Write out the opening lines of the data word for word, up to and including the line with "const dailyCycleFrom = 2075;", and leave every picture and every later line out.
-- START Stored data --
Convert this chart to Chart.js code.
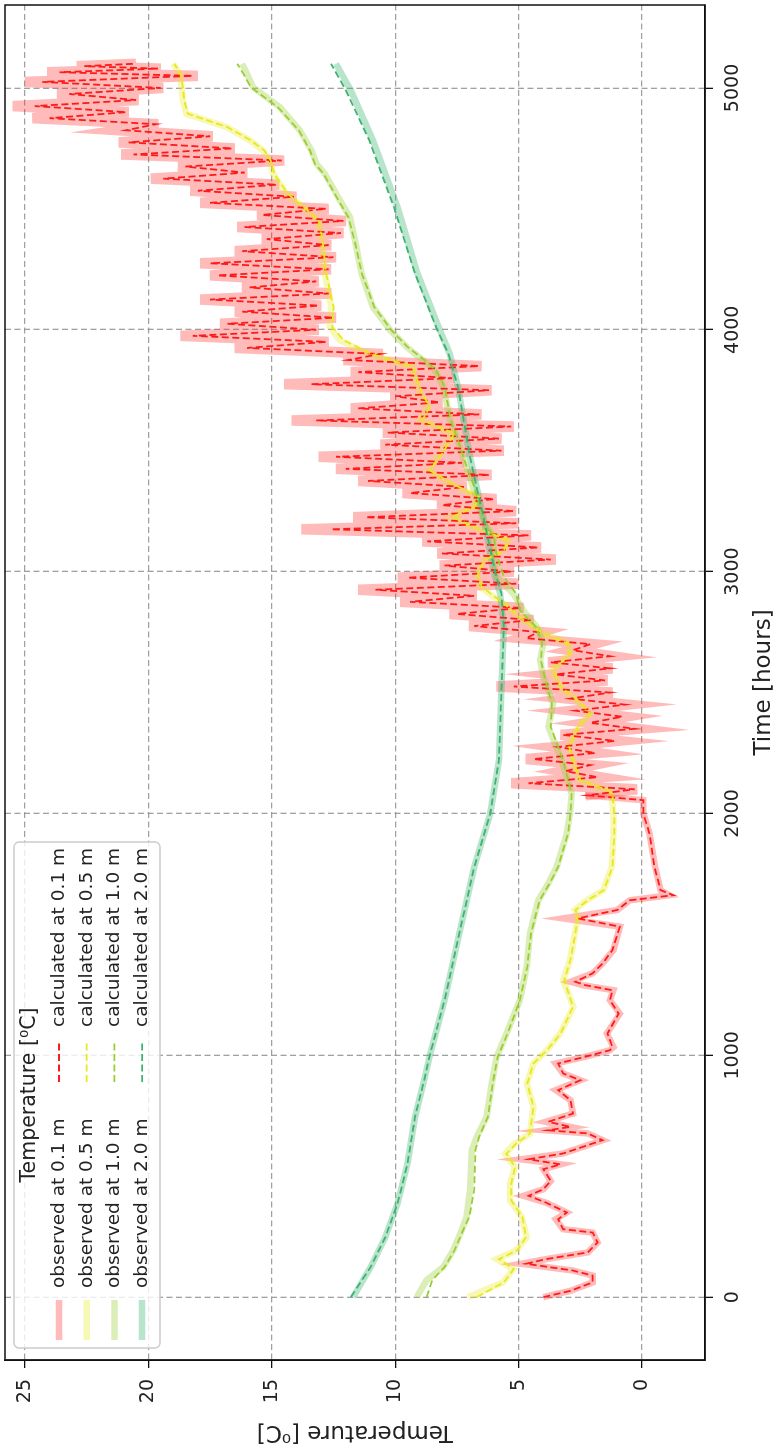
<!DOCTYPE html>
<html>
<head>
<meta charset="utf-8">
<script src="https://cdn.jsdelivr.net/npm/chart.js@4.4.0/dist/chart.umd.min.js"></script>
<style>
  html, body { margin: 0; padding: 0; background: #fff; overflow: hidden; width: 778px; height: 1448px; }
  /* the figure is laid out landscape and turned a quarter turn counter-clockwise */
  #wrap { position: absolute; left: 0; top: 0; width: 1448px; height: 778px;
          transform-origin: 0 0; transform: translate(0, 1448px) rotate(-90deg); }
</style>
</head>
<body>
<div id="wrap"><canvas id="c"></canvas></div>
<script>
// ---- axes ----
const timeTicks = [0, 1000, 2000, 3000, 4000, 5000];
const tempTicks = [0, 5, 10, 15, 20, 25];
const depths = ['0.1 m', '0.5 m', '1.0 m', '2.0 m'];
const lineColors = ['#ff1a1a', '#e8e81a', '#9acd32', '#3cb371'];
const bandColors = ['rgba(255,40,40,0.32)', 'rgba(232,232,26,0.32)', 'rgba(154,205,50,0.35)', 'rgba(60,179,113,0.36)'];
// from this hour on the 0.1 m record swings through its daily cycle
const dailyCycleFrom = 2075;

// ---- 0.1 m ----
const t01 = [0,26,61,89,110,138,157,185,226,267,281,322,350,391,419,446,480,529,549,570,594,649,677,690,704,725,759,814,856,897,925,966,994,1021,1034,1090,1172,1228,1269,1290,1304,1339,1380,1435,1532,1566,1601,1641,1662,1683,1779,1917,2000,2055,
  2075,2100,2125,2150,2175,2200,2225,2250,2275,2300,
  2325,2350,2375,2400,2425,2450,2475,2500,2525,2550,
  2575,2600,2625,2650,2675,2700,2725,2750,2775,2800,
  2825,2850,2875,2900,2925,2950,2975,3000,3025,3050,
  3075,3100,3125,3150,3175,3200,3225,3250,3275,3300,
  3325,3350,3375,3400,3425,3450,3475,3500,3525,3550,
  3575,3600,3625,3650,3675,3700,3725,3750,3775,3800,
  3825,3850,3875,3900,3925,3950,3975,4000,4025,4050,
  4075,4100,4125,4150,4175,4200,4225,4250,4275,4300,
  4325,4350,4375,4400,4425,4450,4475,4500,4525,4550,
  4575,4600,4625,4650,4675,4700,4725,4750,4775,4800,
  4825,4850,4875,4900,4925,4950,4975,5000,5025,5050,
  5065,5080,5090,5100];
const obs01 = [4.0,2.9,2.0,2.0,2.8,4.9,3.9,2.2,1.8,2.0,3.2,3.5,3.05,3.9,4.8,4.0,3.7,4.0,3.3,4.9,3.2,1.6,2.2,3.9,2.9,3.9,2.8,2.9,3.5,2.5,3.2,3.5,2.3,1.3,1.16,1.43,0.9,1.3,1.16,2.4,2.9,2.0,1.6,1.16,0.9,3.2,1.0,0.5,-1.1,-0.75,-0.53,-0.3,-0.05,-0.05,
  2.3,0.2,5.3,1.7,3.2,2.0,4.7,1.8,3.5,1.0,
  3.3,0.2,2.2,0.7,2.8,0.6,3.0,1.2,5.9,1.4,
  3.6,1.2,3.8,1.2,2.9,2.0,4.9,4.1,7.0,4.4,
  7.8,4.8,9.8,6.7,11.5,5.0,9.9,5.2,8.2,3.5,
  8.3,4.1,8.9,4.5,13.8,5.0,11.7,5.1,8.3,5.9,
  9.7,7.1,11.5,6.1,12.4,7.2,13.1,5.6,10.6,5.7,
  10.5,5.2,14.2,6.5,11.8,8.1,10.2,6.1,14.5,7.6,
  11.8,6.5,12.1,10.5,16.5,12.7,18.7,13.1,17.1,12.4,
  16.5,13.0,17.9,12.6,16.2,13.1,17.5,12.6,17.9,12.4,
  16.5,12.6,15.4,12.1,16.4,12.0,15.6,12.7,17.9,14.0,
  18.3,14.7,19.9,16.0,18.8,14.5,21.1,16.5,21.2,17.4,
  21.2,19.6,24.7,20.8,25.5,20.4,23.7,19.4,25.0,18.0,
  24.1,19.5,22.9,20.5];
const calc01 = [4.0,2.9,2.0,2.0,2.8,4.7,3.9,2.2,1.8,2.0,3.2,3.4,3.05,3.9,4.6,4.0,3.7,4.0,3.3,4.6,3.2,1.6,2.2,3.8,2.9,3.8,2.8,2.9,3.4,2.5,3.2,3.4,2.3,1.3,1.2,1.4,0.95,1.3,1.2,2.3,2.7,2.0,1.6,1.2,0.9,2.6,1.0,0.5,-1.27,-0.75,-0.5,-0.3,-0.05,-0.05,
  2.2,0.3,4.6,1.8,3.1,2.1,4.4,1.9,3.4,1.1,
  3.2,0.3,2.1,0.8,2.7,0.7,2.9,1.3,5.2,1.5,
  3.5,1.3,3.7,1.3,2.8,2.1,4.7,4.2,6.8,4.5,
  7.5,4.9,9.4,6.8,10.8,5.1,9.5,5.3,8.0,3.7,
  8.1,4.2,8.7,4.6,12.6,5.1,11.2,5.2,8.1,6.0,
  9.4,7.2,11.1,6.2,12.0,7.3,12.4,5.7,10.4,5.8,
  10.3,5.3,13.2,6.6,11.5,8.2,10.0,6.2,13.4,7.7,
  11.5,6.6,11.9,10.6,16.0,12.8,18.2,13.2,16.8,12.5,
  16.2,13.1,17.5,12.7,15.9,13.2,17.2,12.7,17.5,12.5,
  16.2,12.7,15.2,12.2,16.1,12.1,15.4,12.8,17.5,14.1,
  18.0,14.8,19.4,16.1,18.5,14.6,20.6,16.6,20.8,17.5,
  20.9,19.7,24.0,20.9,24.6,20.5,23.2,19.5,24.3,18.2,
  23.6,19.6,22.6,20.6];

// ---- 0.5 m ----
const t05 = [0,61,116,157,194,248,332,400,469,538,593,635,676,787,883,966,1021,1090,1200,1311,1394,1505,1574,1601,1641,1683,1779,1917,1986,2082,2096,2137,2192,2275,2358,2413,2468,2523,2592,2661,2703,2744,2799,2868,2937,2992,3047,3088,3129,3184,3226,3267,3309,3364,3419,3488,3571,3626,3681,3736,3819,3846,3902,3957,4012,4094,4232,4370,4452,4507,4562,4645,4700,4741,4783,4838,4893,4948,5003,5058,5100];
const obs05 = [7.05,5.63,5.22,5.89,5.08,4.67,4.88,5.35,5.35,5.15,5.55,5.15,4.54,4.4,4.67,4.4,3.86,3.32,2.78,3.19,2.92,2.72,2.58,2.72,2.24,1.57,1.23,1.16,1.16,1.23,1.43,2.51,2.72,2.99,2.58,2.11,2.65,3.32,3.66,2.92,2.99,4.0,4.81,5.62,6.57,6.7,6.43,5.62,5.42,6.84,7.78,6.84,6.64,7.78,8.66,8.19,7.65,9.0,8.66,9.0,9.27,9.27,11.16,12.24,12.65,12.58,12.85,12.98,13.12,13.73,14.4,14.95,15.08,15.35,15.89,16.83,18.46,18.6,18.66,18.73,19.0];
const calc05 = [6.7,5.6,5.2,5.8,5.05,4.7,4.85,5.3,5.3,5.15,5.5,5.1,4.55,4.4,4.65,4.4,3.85,3.3,2.8,3.15,2.9,2.7,2.6,2.7,2.2,1.55,1.2,1.12,1.12,1.2,1.4,2.5,2.7,2.95,2.6,2.1,2.6,3.3,3.6,2.9,3.0,4.0,4.8,5.6,6.5,6.65,6.4,5.6,5.4,6.8,7.7,6.8,6.6,7.7,8.6,8.1,7.6,8.9,8.6,8.9,9.2,9.3,11.0,12.1,12.55,12.5,12.8,12.95,13.1,13.7,14.35,14.9,15.05,15.3,15.85,16.8,18.4,18.55,18.6,18.7,18.95];

// ---- 1.0 m ----
const t10 = [0,70,125,194,277,332,442,608,663,745,883,993,1090,1228,1367,1505,1641,1710,1779,1917,2000,2082,2220,2358,2454,2565,2634,2703,2772,2840,2909,2978,3074,3143,3212,3350,3447,3557,3626,3764,3833,3874,3929,3998,4094,4232,4370,4466,4535,4645,4686,4741,4824,4920,5003,5058,5100];
const obs10 = [9.13,8.73,8.05,7.65,7.31,7.11,6.97,6.90,6.70,6.30,6.09,5.89,5.49,4.95,4.67,4.54,4.2,3.8,3.46,3.05,2.92,2.85,3.26,3.8,3.6,4.0,4.13,4.0,4.27,4.81,5.22,5.89,6.04,6.0,6.44,6.85,7.17,7.51,7.78,8.05,8.39,8.87,9.54,10.2,10.9,11.36,11.63,11.84,12.24,12.85,13.19,13.39,13.86,14.67,15.76,16.0,16.2];
const calc10 = [8.73,8.5,8.0,7.6,7.25,7.0,6.8,6.75,6.6,6.25,6.05,5.85,5.45,4.95,4.65,4.5,4.15,3.75,3.4,3.0,2.9,2.85,3.2,3.7,3.65,3.95,4.1,4.05,4.3,4.95,5.1,5.6,5.9,6.0,6.4,6.8,7.15,7.5,7.75,8.0,8.35,8.8,9.5,10.15,10.85,11.35,11.65,11.9,12.3,12.9,13.25,13.45,13.9,14.75,15.85,16.15,16.4];

// ---- 2.0 m ----
const t20 = [0,124,248,389,554,744,909,1000,1228,1505,1778,2000,2220,2497,2770,2910,2976,3047,3212,3489,3762,3902,4000,4233,4506,4783,4990,5100];
const obs20 = [11.7,11.0,10.4,9.9,9.5,9.2,8.8,8.6,8.0,7.4,6.8,6.15,5.8,5.7,5.6,5.75,5.95,6.1,6.4,7.0,7.45,7.8,8.2,9.1,9.9,10.9,11.8,12.4];
const calc20 = [11.8,11.0,10.4,9.9,9.5,9.2,8.8,8.6,8.0,7.4,6.8,6.15,5.8,5.7,5.6,5.7,5.9,6.05,6.4,7.0,7.45,7.85,8.3,9.2,10.05,11.05,12.0,12.6];

const legendTitle = 'Temperature [\u2070C]';

const pairs = (ts, vs) => ts.map((t, i) => ({ x: t, y: vs[i] }));
const seriesTimes = [t01, t05, t10, t20];
const seriesObs = [obs01, obs05, obs10, obs20];
const seriesCalc = [calc01, calc05, calc10, calc20];

const OBS_WIDTH = 6.5;
const datasets = [];
depths.forEach((d, i) => {
  const ds = {
    label: 'observed at ' + d, data: pairs(seriesTimes[i], seriesObs[i]),
    borderColor: bandColors[i], borderWidth: OBS_WIDTH, pointRadius: 0, fill: false, tension: 0,
    borderJoinStyle: 'miter', borderCapStyle: 'butt', order: 8 - i
  };
  if (i === 0) {
    // a wider stroke for the daily swings so the range reads as one band
    ds.segment = { borderWidth: c => (c.p0.parsed.x >= dailyCycleFrom ? 10.5 : OBS_WIDTH) };
  }
  datasets.push(ds);
});
depths.forEach((d, i) => {
  datasets.push({
    label: 'calculated at ' + d, data: pairs(seriesTimes[i], seriesCalc[i]),
    borderColor: lineColors[i], borderWidth: 1.8, borderDash: [7, 3.5], pointRadius: 0, fill: false, tension: 0,
    order: 4 - i
  });
});

// legend laid out as two columns (observed | calculated) with a centred title
const depthLegend = {
  id: 'depthLegend',
  afterDatasetsDraw(chart) {
    const { ctx, chartArea: a } = chart;
    const x0 = a.left + 12, y0 = a.top + 9, w = 506, h = 146, r = 5;
    ctx.save();
    ctx.beginPath();
    ctx.moveTo(x0 + r, y0);
    ctx.arcTo(x0 + w, y0, x0 + w, y0 + h, r);
    ctx.arcTo(x0 + w, y0 + h, x0, y0 + h, r);
    ctx.arcTo(x0, y0 + h, x0, y0, r);
    ctx.arcTo(x0, y0, x0 + w, y0, r);
    ctx.closePath();
    ctx.fillStyle = 'rgba(255,255,255,0.8)';
    ctx.fill();
    ctx.lineWidth = 1.5;
    ctx.strokeStyle = '#cccccc';
    ctx.stroke();

    ctx.fillStyle = '#222';
    ctx.textBaseline = 'middle';
    ctx.textAlign = 'center';
    ctx.font = '20.5px "DejaVu Sans"';
    ctx.fillText(legendTitle, x0 + w / 2, y0 + 16);

    ctx.textAlign = 'left';
    ctx.font = '18.5px "DejaVu Sans"';
    const ds = chart.data.datasets;
    for (let i = 0; i < 4; i++) {
      const y = y0 + 45 + i * 27.7;
      const o = ds[i], c = ds[i + 4];
      ctx.setLineDash([]);
      ctx.lineWidth = OBS_WIDTH;
      ctx.strokeStyle = o.borderColor;
      ctx.beginPath(); ctx.moveTo(x0 + 8, y); ctx.lineTo(x0 + 48, y); ctx.stroke();
      ctx.fillText(o.label, x0 + 60, y);
      ctx.setLineDash(c.borderDash);
      ctx.lineWidth = c.borderWidth;
      ctx.strokeStyle = c.borderColor;
      ctx.beginPath(); ctx.moveTo(x0 + 266, y); ctx.lineTo(x0 + 306, y); ctx.stroke();
      ctx.setLineDash([]);
      ctx.fillText(c.label, x0 + 321, y);
    }
    ctx.restore();
  },
  afterDraw(chart) {
    const { ctx, chartArea: a } = chart;
    ctx.save();
    ctx.lineWidth = 1.5;
    ctx.strokeStyle = '#111';
    ctx.strokeRect(a.left, a.top, a.right - a.left, a.bottom - a.top);
    ctx.restore();
  }
};

Chart.defaults.font.family = '"DejaVu Sans", sans-serif';
Chart.defaults.color = '#222';

const gridOpts = { color: 'rgba(150,150,150,0.9)', lineWidth: 1.3, drawTicks: true, tickLength: 8,
                   tickColor: '#111', tickWidth: 1.3, tickBorderDash: [] };
const borderOpts = { display: true, color: '#111', width: 1.5, dash: [6, 3.5] };

new Chart(document.getElementById('c'), {
  type: 'line',
  data: { datasets },
  options: {
    responsive: true,
    maintainAspectRatio: false,
    animation: false,
    events: [],
    layout: { padding: { top: 5, right: 5, left: 0, bottom: 0 } },
    plugins: { legend: { display: false }, tooltip: { enabled: false } },
    scales: {
      x: {
        type: 'linear', position: 'bottom', min: -260, max: 5343,
        afterBuildTicks: s => { s.ticks = timeTicks.map(v => ({ value: v })); },
        afterFit: s => { s.height = 73; s.paddingLeft = 0; s.paddingRight = 0; },
        grid: gridOpts, border: borderOpts,
        ticks: { font: { size: 19 }, padding: 9, maxRotation: 0, autoSkip: false, callback: v => String(v) },
        title: { display: true, text: 'Time [hours]', font: { size: 23 }, padding: { top: 0, bottom: 0 } }
      },
      y: {
        type: 'linear', position: 'left', min: -2.55, max: 25.81,
        afterBuildTicks: s => { s.ticks = tempTicks.map(v => ({ value: v })); },
        afterFit: s => { s.width = 88; s.paddingTop = 0; s.paddingBottom = 0; },
        grid: gridOpts, border: borderOpts,
        ticks: { font: { size: 19 }, padding: 11, autoSkip: false, callback: v => String(v) },
        title: { display: true, text: 'Temperature [\u2070C]', font: { size: 23 }, padding: { top: 2, bottom: 0 } }
      }
    }
  },
  plugins: [depthLegend]
});
</script>
</body>
</html>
-- END Stored data --
**Written response:**
Convert this chart to Chart.js code.
<!DOCTYPE html>
<html>
<head>
<meta charset="utf-8">
<script src="https://cdn.jsdelivr.net/npm/chart.js@4.4.0/dist/chart.umd.min.js"></script>
<style>
  html, body { margin: 0; padding: 0; background: #fff; overflow: hidden; width: 778px; height: 1448px; }
  /* the figure is laid out landscape and turned a quarter turn counter-clockwise */
  #wrap { position: absolute; left: 0; top: 0; width: 1448px; height: 778px;
          transform-origin: 0 0; transform: translate(0, 1448px) rotate(-90deg); }
</style>
</head>
<body>
<div id="wrap"><canvas id="c"></canvas></div>
<script>
// ---- axes ----
const timeTicks = [0, 1000, 2000, 3000, 4000, 5000];
const tempTicks = [0, 5, 10, 15, 20, 25];
const depths = ['0.1 m', '0.5 m', '1.0 m', '2.0 m'];
const lineColors = ['#ff1a1a', '#e8e81a', '#9acd32', '#3cb371'];
const bandColors = ['rgba(255,40,40,0.32)', 'rgba(232,232,26,0.32)', 'rgba(154,205,50,0.35)', 'rgba(60,179,113,0.36)'];
// from this hour on the 0.1 m record swings through its daily cycle
const dailyCycleFrom = 2075;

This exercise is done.